=== Dataset extract ===

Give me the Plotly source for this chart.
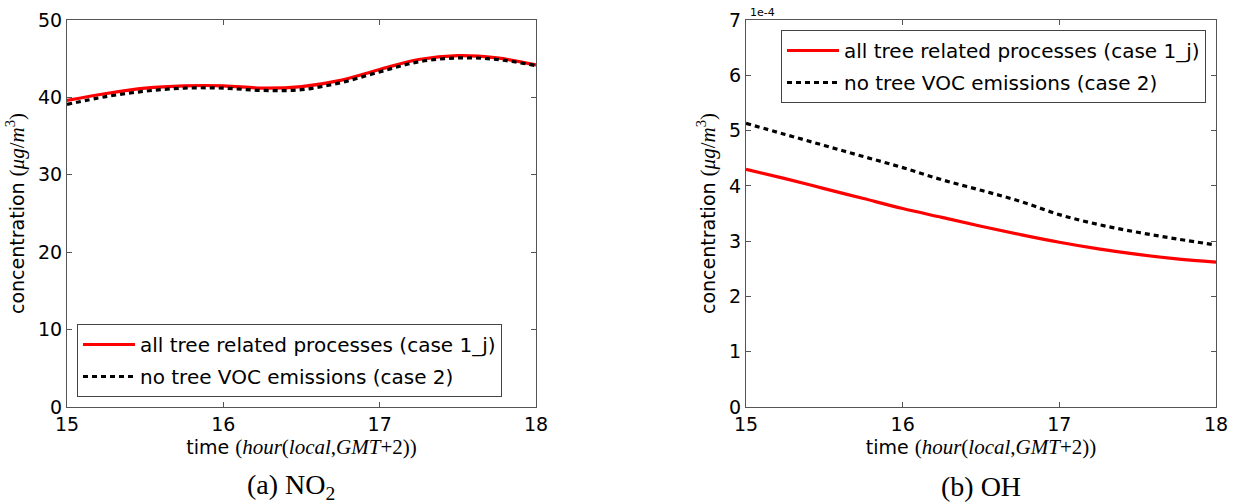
import plotly.graph_objects as go

# time in hours (local, GMT+2)
hours = [15.0, 15.25, 15.5, 15.75, 16.0, 16.25, 16.5, 16.75, 17.0, 17.25, 17.5, 17.75, 18.0]

# NO2 concentration (ug/m3)
no2_case1j = [39.6, 40.5, 41.2, 41.5, 41.5, 41.2, 41.4, 42.2, 43.6, 44.9, 45.4, 45.1, 44.2]
no2_case2 = [39.1, 40.1, 40.8, 41.2, 41.2, 40.9, 41.0, 41.9, 43.3, 44.6, 45.1, 44.9, 44.1]

# OH concentration (units of 1e-4 ug/m3)
oh_case1j = [4.30, 4.13, 3.95, 3.77, 3.59, 3.43, 3.27, 3.12, 2.98, 2.86, 2.76, 2.68, 2.62]
oh_case2 = [5.13, 4.93, 4.73, 4.53, 4.33, 4.11, 3.92, 3.72, 3.48, 3.30, 3.16, 3.04, 2.93]

name1 = "all tree related processes (case 1_j)"
name2 = "no tree VOC emissions (case 2)"

xticks = [15, 16, 17, 18]

fig = go.Figure()

red = dict(color="#ff0000", width=3.2)
blk = dict(color="#000000", width=3.2, dash="5px,4px")

fig.add_trace(go.Scatter(x=hours, y=no2_case1j, mode="lines", line=dict(red, shape="spline"), name=name1,
                         xaxis="x", yaxis="y", legend="legend", legendgroup="a1"))
fig.add_trace(go.Scatter(x=hours, y=no2_case2, mode="lines", line=dict(blk, shape="spline"), name=name2,
                         xaxis="x", yaxis="y", legend="legend", legendgroup="a2"))
fig.add_trace(go.Scatter(x=hours, y=oh_case1j, mode="lines", line=dict(red, shape="spline"), name=name1,
                         xaxis="x2", yaxis="y2", legend="legend2", legendgroup="b1"))
fig.add_trace(go.Scatter(x=hours, y=oh_case2, mode="lines", line=dict(blk, shape="spline"), name=name2,
                         xaxis="x2", yaxis="y2", legend="legend2", legendgroup="b2"))

W, H = 1236, 504
ml, mr, mt, mb = 67, 20, 20, 97
pw = W - ml - mr
ph = H - mt - mb

def px(x):
    return (x - ml) / pw

def py(y):
    return (H - mb - y) / ph

axcol = "#555555"
tickfont = dict(family="DejaVu Sans", size=19, color="black")

xtitle = ('time <span style="font-family:Liberation Serif;font-size:21px">'
          '(<i>hour</i>(<i>local</i>,<i>GMT</i>+2))</span>')
ytitle = ('concentration <span style="font-family:Liberation Serif;font-size:21px">'
          '(<i>μg</i>/<i>m</i><sup>3</sup>)</span>')

common_x = dict(range=[15, 18], tickvals=xticks, ticks="inside", ticklen=5, tickcolor=axcol,
                showline=True, linecolor=axcol, linewidth=1.2, mirror="ticks", showgrid=False,
                zeroline=False, tickfont=tickfont, automargin=False,
                title=dict(text=xtitle, font=dict(family="DejaVu Sans", size=19, color="black"), standoff=6))
common_y = dict(ticks="inside", ticklen=5, tickcolor=axcol, showline=True, linecolor=axcol,
                linewidth=1.2, mirror="ticks", showgrid=False, zeroline=False, tickfont=tickfont,
                automargin=False,
                title=dict(text=ytitle, font=dict(family="DejaVu Sans", size=19, color="black"), standoff=8))

legend_common = dict(bgcolor="white", bordercolor="#444444", borderwidth=1,
                     font=dict(family="DejaVu Sans", size=20, color="black"),
                     tracegroupgap=3, itemwidth=52)

fig.update_layout(
    width=W, height=H,
    margin=dict(l=ml, r=mr, t=mt, b=mb, autoexpand=False),
    paper_bgcolor="white", plot_bgcolor="white",
    xaxis=dict(common_x, domain=[0, px(536)], anchor="y"),
    yaxis=dict(common_y, domain=[0, 1], range=[0, 50], dtick=10, anchor="x"),
    xaxis2=dict(common_x, domain=[px(746), 1], anchor="y2"),
    yaxis2=dict(common_y, domain=[0, 1], range=[0, 7], dtick=1, anchor="x2"),
    legend=dict(legend_common, x=px(77), y=py(397), xanchor="left", yanchor="bottom"),
    legend2=dict(legend_common, x=px(1206), y=py(30), xanchor="right", yanchor="top"),
    annotations=[
        dict(text="1e-4", xref="paper", yref="paper", x=px(748), y=py(13), xanchor="left",
             yanchor="middle", showarrow=False, font=dict(family="DejaVu Sans", size=11, color="black")),
        dict(text="(a) NO<sub>2</sub>", xref="paper", yref="paper", x=px(291), y=py(486),
             xanchor="center", yanchor="middle", showarrow=False,
             font=dict(family="Liberation Serif", size=28, color="black")),
        dict(text="(b) OH", xref="paper", yref="paper", x=px(981), y=py(486),
             xanchor="center", yanchor="middle", showarrow=False,
             font=dict(family="Liberation Serif", size=28, color="black")),
    ],
)

fig.write_html("out.html", config={"displayModeBar": False},
               post_script="document.body.style.margin='0';document.body.style.padding='0';")
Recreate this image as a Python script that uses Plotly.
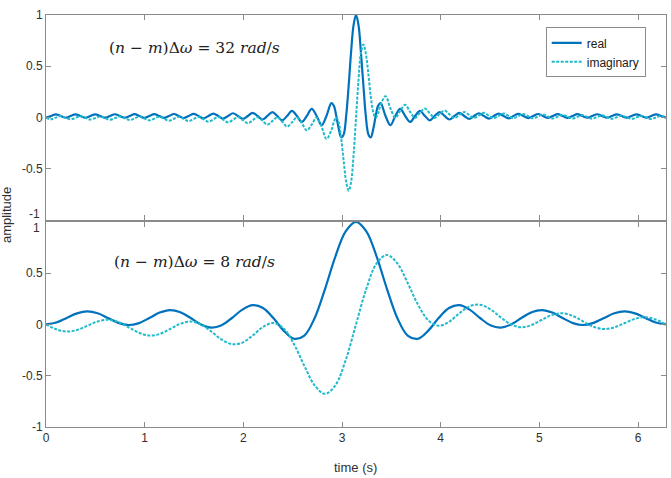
import plotly.graph_objects as go

# ---------------- data ----------------
# top panel: (n-m)Δω = 32 rad/s
t_top = [0.000, 0.050, 0.100, 0.150, 0.199, 0.249, 0.299, 0.349, 0.399, 0.449,
         0.499, 0.549, 0.598, 0.648, 0.698, 0.748, 0.798, 0.848, 0.898, 0.947,
         0.997, 1.047, 1.097, 1.147, 1.197, 1.247, 1.297, 1.346, 1.396, 1.446,
         1.496, 1.546, 1.596, 1.646, 1.695, 1.745, 1.795, 1.845, 1.895, 1.945,
         1.995, 2.045, 2.094, 2.144, 2.194, 2.244, 2.294, 2.344, 2.394, 2.443,
         2.493, 2.543, 2.593, 2.643, 2.693, 2.743, 2.793, 2.842, 2.892,
         2.917, 2.942, 2.967, 2.992, 3.017, 3.042, 3.067, 3.092, 3.117, 3.142,
         3.167, 3.191, 3.217, 3.241, 3.267, 3.291, 3.317, 3.341, 3.366, 3.391,
         3.441, 3.491, 3.540, 3.590, 3.640, 3.690, 3.740, 3.790, 3.840, 3.890,
         3.939, 3.989, 4.039, 4.089, 4.139, 4.189, 4.239, 4.289, 4.338, 4.388,
         4.438, 4.488, 4.538, 4.588, 4.638, 4.687, 4.737, 4.787, 4.837, 4.887,
         4.937, 4.987, 5.036, 5.086, 5.136, 5.186, 5.236, 5.286, 5.336, 5.386,
         5.435, 5.485, 5.535, 5.585, 5.635, 5.685, 5.735, 5.784, 5.834, 5.884,
         5.934, 5.984, 6.034, 6.084, 6.133, 6.183, 6.233, 6.283]

real_top = [0.0, 0.0156, 0.0313, 0.0156, -0.0001, 0.0156, 0.0314, 0.0156, -0.0003, 0.0156,
            0.0318, 0.0156, -0.0007, 0.0156, 0.0323, 0.0156, -0.0013, 0.0156, 0.0330, 0.0156,
            -0.0022, 0.0156, 0.0339, 0.0156, -0.0033, 0.0156, 0.0352, 0.0156, -0.0048, 0.0156,
            0.0369, 0.0156, -0.0068, 0.0156, 0.0392, 0.0156, -0.0094, 0.0156, 0.0424, 0.0156,
            -0.0132, 0.0156, 0.0469, 0.0156, -0.0186, 0.0156, 0.0536, 0.0156, -0.0271, 0.0156,
            0.0647, 0.0156, -0.0421, 0.0156, 0.0858, 0.0156, -0.0744, 0.0156, 0.1413,
            0.116, 0.0156, -0.109, -0.1935, -0.163, 0.0156, 0.308, 0.642, 0.901, 1.0,
            0.901, 0.642, 0.308, 0.0156, -0.163, -0.1935, -0.109, 0.0156, 0.116, 0.1413,
            0.0156, -0.0744, 0.0156, 0.0858, 0.0156, -0.0421, 0.0156, 0.0647, 0.0156, -0.0271,
            0.0156, 0.0536, 0.0156, -0.0186, 0.0156, 0.0469, 0.0156, -0.0132, 0.0156, 0.0424,
            0.0156, -0.0094, 0.0156, 0.0392, 0.0156, -0.0068, 0.0156, 0.0369, 0.0156, -0.0048,
            0.0156, 0.0352, 0.0156, -0.0033, 0.0156, 0.0339, 0.0156, -0.0022, 0.0156, 0.0330,
            0.0156, -0.0013, 0.0156, 0.0323, 0.0156, -0.0007, 0.0156, 0.0318, 0.0156, -0.0003,
            0.0156, 0.0314, 0.0156, -0.0001, 0.0156, 0.0313, 0.0156, 0.0]

imag_top = [0.0, -0.0160, -0.0008, 0.0145, -0.0016, -0.0177, -0.0024, 0.0131, -0.0032, -0.0196,
            -0.0040, 0.0118, -0.0048, -0.0217, -0.0057, 0.0107, -0.0066, -0.0242, -0.0075, 0.0096,
            -0.0085, -0.0271, -0.0096, 0.0085, -0.0107, -0.0305, -0.0118, 0.0075, -0.0131, -0.0346,
            -0.0145, 0.0066, -0.0160, -0.0398, -0.0177, 0.0057, -0.0196, -0.0465, -0.0217, 0.0048,
            -0.0242, -0.0555, -0.0271, 0.0040, -0.0305, -0.0685, -0.0346, 0.0032, -0.0398, -0.0886,
            -0.0465, 0.0024, -0.0555, -0.1247, -0.0685, 0.0016, -0.0886, -0.2085, -0.1247,
            -0.042, 0.0008, -0.050, -0.2085, -0.425, -0.6266, -0.713, -0.6266, -0.368, 0.0,
            0.368, 0.6266, 0.713, 0.6266, 0.425, 0.2085, 0.050, -0.0008, 0.042, 0.1247,
            0.2085, 0.0886, -0.0016, 0.0685, 0.1247, 0.0555, -0.0024, 0.0465, 0.0886, 0.0398,
            -0.0032, 0.0346, 0.0685, 0.0305, -0.0040, 0.0271, 0.0555, 0.0242, -0.0048, 0.0217,
            0.0465, 0.0196, -0.0057, 0.0177, 0.0398, 0.0160, -0.0066, 0.0145, 0.0346, 0.0131,
            -0.0075, 0.0118, 0.0305, 0.0107, -0.0085, 0.0096, 0.0271, 0.0085, -0.0096, 0.0075,
            0.0242, 0.0066, -0.0107, 0.0057, 0.0217, 0.0048, -0.0118, 0.0040, 0.0196, 0.0032,
            -0.0131, 0.0024, 0.0177, 0.0016, -0.0145, 0.0008, 0.0160, 0.0]

# bottom panel: (n-m)Δω = 8 rad/s
t_bot = [0.0000, 0.1047, 0.2094, 0.3142, 0.4189, 0.5236, 0.6283, 0.7330, 0.8378, 0.9425,
         1.0472, 1.1519, 1.2566, 1.3614, 1.4661, 1.5708, 1.6755, 1.7802, 1.8850, 1.9897,
         2.0944, 2.1991, 2.3038, 2.4086, 2.5133, 2.6180, 2.7227, 2.8274, 2.9322, 3.0369,
         3.1416, 3.2463, 3.3510, 3.4558, 3.5605, 3.6652, 3.7699, 3.8746, 3.9794, 4.0841,
         4.1888, 4.2935, 4.3982, 4.5029, 4.6077, 4.7124, 4.8171, 4.9218, 5.0265, 5.1313,
         5.2360, 5.3407, 5.4454, 5.5501, 5.6549, 5.7596, 5.8643, 5.9690, 6.0737, 6.1785,
         6.2832]

real_bot = [0.0, 0.0182, 0.0625, 0.1072, 0.1264, 0.1083, 0.0625, 0.0152, -0.0059, 0.0129,
            0.0625, 0.1152, 0.1398, 0.1194, 0.0625, 0.0, -0.0309, -0.0077, 0.0625, 0.1436,
            0.1875, 0.1598, 0.0625, -0.0608, -0.1398, -0.1083, 0.0625, 0.3450, 0.6604, 0.9069,
            1.0, 0.9069, 0.6604, 0.3450, 0.0625, -0.1083, -0.1398, -0.0608, 0.0625, 0.1598,
            0.1875, 0.1436, 0.0625, -0.0077, -0.0309, 0.0, 0.0625, 0.1194, 0.1398, 0.1152,
            0.0625, 0.0129, -0.0059, 0.0152, 0.0625, 0.1083, 0.1264, 0.1072, 0.0625, 0.0182,
            0.0]

imag_bot = [0.0, -0.0475, -0.0694, -0.0546, -0.0133, 0.0290, 0.0454, 0.0233, -0.0278, -0.0814,
            -0.1083, -0.0933, -0.0454, 0.0063, 0.0278, 0.0, -0.0694, -0.1474, -0.1924, -0.1774,
            -0.1083, -0.0253, 0.0133, -0.0395, -0.1924, -0.4040, -0.5946, -0.6771, -0.5946, -0.3481,
            0.0, 0.3481, 0.5946, 0.6771, 0.5946, 0.4040, 0.1924, 0.0395, -0.0133, 0.0253,
            0.1083, 0.1774, 0.1924, 0.1474, 0.0694, 0.0, -0.0278, -0.0063, 0.0454, 0.0933,
            0.1083, 0.0814, 0.0278, -0.0233, -0.0454, -0.0290, 0.0133, 0.0546, 0.0694, 0.0475,
            0.0]

x_ticks = [0, 1, 2, 3, 4, 5, 6]
y_ticks = [-1, -0.5, 0, 0.5, 1]
y_tick_text_top = ["", "-0.5", "0", "0.5", "1"]      # "-1" drawn separately (nudged up)
y_tick_text_bot = ["-1", "-0.5", "0", "0.5", ""]     # "1" drawn separately (nudged down)
series_names = ["real", "imaginary"]
panel_labels = ["(<i>n</i> \u2212 <i>m</i>)\u0394<i>\u03c9</i> = 32 <i>rad</i>/<i>s</i>",
                "(<i>n</i> \u2212 <i>m</i>)\u0394<i>\u03c9</i> = 8 <i>rad</i>/<i>s</i>"]

# ---------------- figure ----------------
REAL_C = "#0072BD"
IMAG_C = "#1FBACB"

fig = go.Figure()
fig.add_trace(go.Scatter(x=t_top, y=real_top, mode="lines", name=series_names[0],
                         line=dict(color=REAL_C, width=2.2, shape="spline", smoothing=1),
                         xaxis="x", yaxis="y"))
fig.add_trace(go.Scatter(x=t_top, y=imag_top, mode="lines", name=series_names[1],
                         line=dict(color=IMAG_C, width=2, dash="3px,1.5px", shape="spline", smoothing=1),
                         xaxis="x", yaxis="y"))
fig.add_trace(go.Scatter(x=t_bot, y=real_bot, mode="lines", showlegend=False,
                         line=dict(color=REAL_C, width=2.2, shape="spline", smoothing=1),
                         xaxis="x2", yaxis="y2"))
fig.add_trace(go.Scatter(x=t_bot, y=imag_bot, mode="lines", showlegend=False,
                         line=dict(color=IMAG_C, width=2, dash="3px,1.5px", shape="spline", smoothing=1),
                         xaxis="x2", yaxis="y2"))

FONT = "Liberation Sans, Arial, sans-serif"
tick_font = dict(family=FONT, size=12, color="#303030")
axis_common = dict(showline=True, linecolor="#8a8a8a", linewidth=1, mirror="ticks",
                   ticks="inside", ticklen=5, tickcolor="#8a8a8a", zeroline=False,
                   showgrid=False, tickfont=tick_font)

PI2 = 6.2832
fig.update_layout(
    width=671, height=478,
    margin=dict(l=46, r=5, t=15, b=51),
    paper_bgcolor="white", plot_bgcolor="white",
    xaxis=dict(domain=[0, 1], range=[0, PI2], anchor="y", tickvals=x_ticks,
               showticklabels=False, **axis_common),
    yaxis=dict(domain=[0.502, 1], range=[-1, 1], anchor="x", tickvals=y_ticks,
               ticktext=y_tick_text_top, **axis_common),
    xaxis2=dict(domain=[0, 1], range=[0, PI2], anchor="y2", tickvals=x_ticks,
                ticktext=[str(v) for v in x_ticks], **axis_common),
    yaxis2=dict(domain=[0, 0.498], range=[-1, 1], anchor="x2", tickvals=y_ticks,
                ticktext=y_tick_text_bot, **axis_common),
    legend=dict(x=0.806, y=0.97, xanchor="left", yanchor="top",
                bgcolor="white", bordercolor="#8a8a8a", borderwidth=1,
                font=dict(family=FONT, size=12, color="#202020"),
                tracegroupgap=0, itemwidth=30),
    showlegend=True,
)

# end tick labels nudged apart, as in the reference
fig.add_annotation(text="-1", xref="paper", yref="y", x=-0.0066, y=-1, yshift=6,
                   showarrow=False, xanchor="right", yanchor="middle", font=tick_font)
fig.add_annotation(text="1", xref="paper", yref="y2", x=-0.0066, y=1, yshift=-6,
                   showarrow=False, xanchor="right", yanchor="middle", font=tick_font)

eq_font = dict(family="DejaVu Serif, serif", size=15.5, color="#202020")
fig.add_annotation(text=panel_labels[0], xref="paper", yref="paper", x=0.2393, y=0.921,
                   showarrow=False, font=eq_font, xanchor="center", yanchor="middle")
fig.add_annotation(text=panel_labels[1], xref="paper", yref="paper", x=0.240, y=0.401,
                   showarrow=False, font=eq_font, xanchor="center", yanchor="middle")
fig.add_annotation(text="time (s)", xref="paper", yref="paper", x=0.4996, y=-0.0972,
                   showarrow=False, xanchor="center", yanchor="middle",
                   font=dict(family=FONT, size=13, color="#303030"))
fig.add_annotation(text="amplitude", xref="paper", yref="paper", x=-0.0625, y=0.515,
                   showarrow=False, textangle=-90, xanchor="center", yanchor="middle",
                   font=dict(family=FONT, size=13, color="#303030"))

fig.write_html("out.html")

===

» **Given exercise**
Look above for the line with "Recreate this image"; quote it and every line after it, stopping after the line with "5.934, 5.984, 6.034, 6.084, 6.133, 6.183, 6.233, 6.283]", exactly, with nothing added and without pictures.

» **Full solution**
Recreate this image as a Python script that uses Plotly.
import plotly.graph_objects as go

# ---------------- data ----------------
# top panel: (n-m)Δω = 32 rad/s
t_top = [0.000, 0.050, 0.100, 0.150, 0.199, 0.249, 0.299, 0.349, 0.399, 0.449,
         0.499, 0.549, 0.598, 0.648, 0.698, 0.748, 0.798, 0.848, 0.898, 0.947,
         0.997, 1.047, 1.097, 1.147, 1.197, 1.247, 1.297, 1.346, 1.396, 1.446,
         1.496, 1.546, 1.596, 1.646, 1.695, 1.745, 1.795, 1.845, 1.895, 1.945,
         1.995, 2.045, 2.094, 2.144, 2.194, 2.244, 2.294, 2.344, 2.394, 2.443,
         2.493, 2.543, 2.593, 2.643, 2.693, 2.743, 2.793, 2.842, 2.892,
         2.917, 2.942, 2.967, 2.992, 3.017, 3.042, 3.067, 3.092, 3.117, 3.142,
         3.167, 3.191, 3.217, 3.241, 3.267, 3.291, 3.317, 3.341, 3.366, 3.391,
         3.441, 3.491, 3.540, 3.590, 3.640, 3.690, 3.740, 3.790, 3.840, 3.890,
         3.939, 3.989, 4.039, 4.089, 4.139, 4.189, 4.239, 4.289, 4.338, 4.388,
         4.438, 4.488, 4.538, 4.588, 4.638, 4.687, 4.737, 4.787, 4.837, 4.887,
         4.937, 4.987, 5.036, 5.086, 5.136, 5.186, 5.236, 5.286, 5.336, 5.386,
         5.435, 5.485, 5.535, 5.585, 5.635, 5.685, 5.735, 5.784, 5.834, 5.884,
         5.934, 5.984, 6.034, 6.084, 6.133, 6.183, 6.233, 6.283]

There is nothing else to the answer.